C. BİSKÜVİ SEKTÖRÜNÜN SORUNLARI
Sektörün sorunları birbirine bağımlıdır. Belirgin bir biçimde sorunları ortaya koyabilmek için başlıklar altında incelenecektir.
-
Yetersiz sermaye ile başlama:
Tüm sektörlerde olduğu gibi gerçek anlamda bir fizibilite raporu hazırlanmaksızın, işletme tecrübesine sahip olmayan kişilerce girişimde bulunulmakta, asgari bir altyapı ile minimum düzeyde işe başlanmaktadır. Piyasa şartlarındaki olumsuz gelişmeler işletmenin başarısını olumsuz olarak etkilemektedir. Sonuç olarak yanlış yatırımlar yapılmakta ve bunun adına da özel girişimcilik denilmektedir. Serbest piyasanın itici gücü özel girişimciliktir. Ancak özel girişimde bulunmak için belirli asgari yeterliliklerin DPT gibi bir örgüt tarafından kontrol edilmesi veya bu tip bir işin mekanizmasının oluşturulması ülke kaynaklarının gereksiz yere harcamasını önleyecektir.
-
Yetersiz bilgi ile başlama:
Pazarın durumu, gerekli altyapı, gerekli insan kaynakları, hammadde kaynakları gibi bilgilerden yoksun bir şekilde işe başlayan girişimciler de bir süre sonra olumsuz koşullarla karşılaşınca yatırım atıl duruma düşmekte ve harcanan kaynak boşa gitmektedir.

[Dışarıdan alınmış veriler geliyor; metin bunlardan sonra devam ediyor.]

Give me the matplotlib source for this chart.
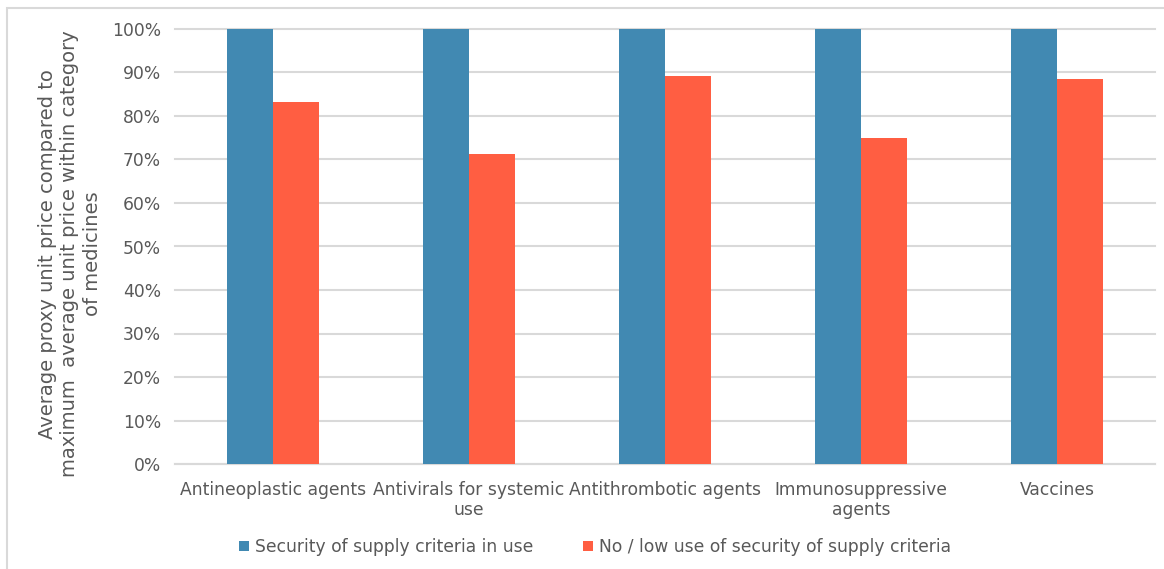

Verimsizliğin birçok nedeni olabilir; yanlış teknoloji kullanımı, işletmede tecrübeli yönetici olmayışı, aile şirketi anlayışı vb. Firmaların daha verimli organize olmalarını sağlayan resmi ve özel kuruluşlar vardır. Ancak bu konuda bir hizmet satın alma geleneği oluşmuş değildir. İşletmeler verimsiz çalıştıklarını fark etmeyebilirler, genellikle de böyledir.
-
Standart hammadde sağlayamama:
Sektörün en önemli girdisi olan un, standartlaştırılması zor olan bir üründür. Buğday türlerine, yetiştirilen yöreye, iklim koşullarına bağlı olarak değişiklikler gösterir.
Bisküvi hamurunun yoğrulmasının kişiye bağlı olduğu da düşünülürse standart bir hamur elde etmenin ne kadar zor olabileceği anlaşılacaktır. Bisküvide kullanılacak unlar daha düşük protein miktarı ve kalitesi gerektirmektedir. Satın alma aşamasında yapılacak kalite testleri uygun unun bulunmasını sağlayacaktır. Aksi takdirde, kaliteli un kullanan fabrikalar unun kalitesini düşürmek; proteinleri parçalamak için enzim kullanmak zorunda kalacaktır. Enzim çok pahalı bir katkı maddesidir. Bisküvi yapmak için yeterince kalitesiz bir un kullanmak iki kere daha karlı olacaktır. Birincisi kaliteli un daha pahalıdır, ikincisi enzim ilavesi pahalıdır.
-
İşgücüne dayalı haksız rekabet:
Birçok fabrika talepteki sapmalar sonucu mevsimlik işçi çalıştırmak zorundadır. Bu işçilerin iş hukukuna uygun olarak sigortalanması gerekmektedir. Bazı firmalar sigortasız işçi çalıştırarak haksız rekabet yapmaktadır.
-
İthalatla ilgili sorunlar:
Her üretici giderlerini müşterilerinden veya bir başka yerden karşılamak zorundadır. Katkı maddeleri temininde dışa bağımlı olan sektör, ithalat sırasında güçlükle karşılaşmaktadır. Malın gümrükten hızla çıkarılamaması finans maliyetini artırmakta, belirli bir raf ömrüne sahip olan bu hassas katkı maddelerinin kullanım ömürlerini riske sokmaktadır.
Kalite sorunu özellikle dış pazarda çok önemli bir sorundur. Kaliteli ürün ülkemizin onurudur. Katkı maddelerinin dış alımı sırasında, gerek kontrol belgesi, gerek laboratuar analizlerinde gösterilen hassasiyet, aynı şekilde bitmiş ürünün dış satımında da gösterilmelidir.
Yetersiz teknoloji kısa bir zaman sonra işletmenin rekabet edemez duruma gelmesini sağlar. Hem elde edilen ürünün kalitesini olumsuz yönde etkiler, hem de verimliliği düşürür.
Ar-Ge olarak yetersiz olan firmalar kısa yoldan satışa ulaşmak için daha önce sevilen ürünlerin benzerlerini üreterek haksız rekabete neden olmaktadır.